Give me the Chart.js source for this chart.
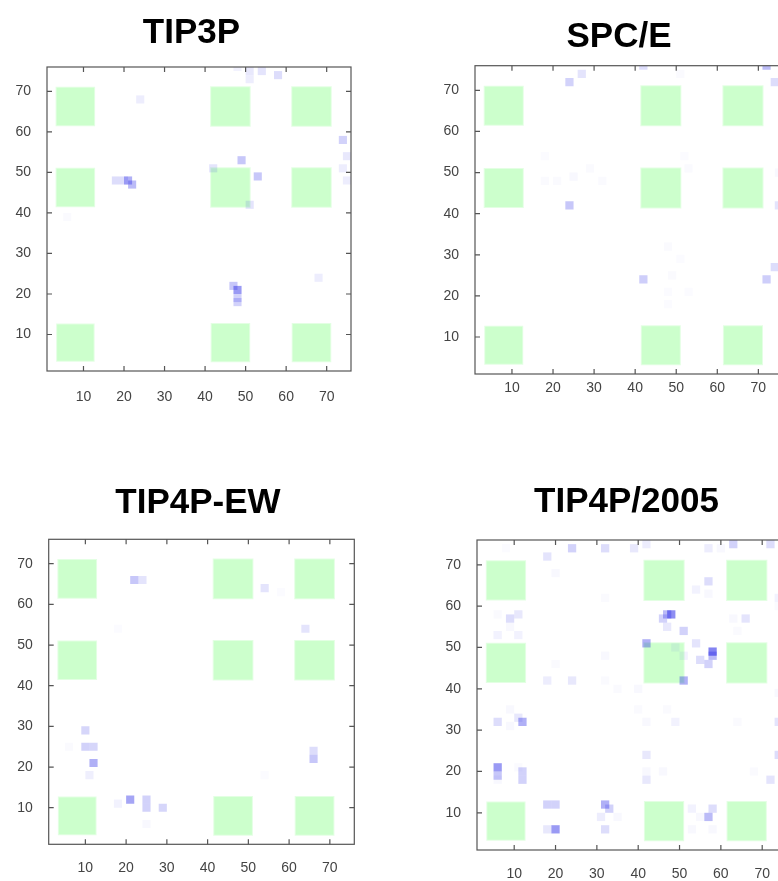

· · ·

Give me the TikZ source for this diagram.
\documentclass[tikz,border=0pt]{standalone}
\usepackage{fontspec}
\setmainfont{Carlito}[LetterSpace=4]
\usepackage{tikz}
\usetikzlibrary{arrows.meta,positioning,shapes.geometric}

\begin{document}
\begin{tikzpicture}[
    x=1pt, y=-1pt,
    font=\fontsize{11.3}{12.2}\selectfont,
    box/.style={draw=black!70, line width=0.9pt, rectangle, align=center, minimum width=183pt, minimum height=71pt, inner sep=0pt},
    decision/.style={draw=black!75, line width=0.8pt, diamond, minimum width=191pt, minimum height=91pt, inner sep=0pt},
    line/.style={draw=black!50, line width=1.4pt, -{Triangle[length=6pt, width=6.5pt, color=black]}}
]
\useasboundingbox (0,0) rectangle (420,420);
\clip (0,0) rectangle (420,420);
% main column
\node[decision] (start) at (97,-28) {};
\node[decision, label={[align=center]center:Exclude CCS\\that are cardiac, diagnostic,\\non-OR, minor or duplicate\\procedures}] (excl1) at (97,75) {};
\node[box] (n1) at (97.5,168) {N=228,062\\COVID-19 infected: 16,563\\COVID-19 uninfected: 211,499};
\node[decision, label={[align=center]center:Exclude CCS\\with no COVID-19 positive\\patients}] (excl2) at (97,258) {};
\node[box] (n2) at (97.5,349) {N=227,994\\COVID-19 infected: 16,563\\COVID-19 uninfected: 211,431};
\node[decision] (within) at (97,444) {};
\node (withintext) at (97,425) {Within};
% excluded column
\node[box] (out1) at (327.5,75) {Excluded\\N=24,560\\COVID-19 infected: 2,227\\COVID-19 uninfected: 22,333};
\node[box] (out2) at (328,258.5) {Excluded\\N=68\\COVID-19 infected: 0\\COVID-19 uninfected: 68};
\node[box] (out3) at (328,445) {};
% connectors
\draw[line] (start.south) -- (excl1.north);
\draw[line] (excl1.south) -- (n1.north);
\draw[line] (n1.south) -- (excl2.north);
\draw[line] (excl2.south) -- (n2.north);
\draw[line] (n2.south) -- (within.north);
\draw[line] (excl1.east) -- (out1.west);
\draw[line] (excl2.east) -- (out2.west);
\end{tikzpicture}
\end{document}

· · ·

> WHAT THE TASK REQUIRES
Gather each line from the listing above that holds "Give".

> THE OUTPUT
Give me the Chart.js source for this chart.
Give me the TikZ source for this diagram.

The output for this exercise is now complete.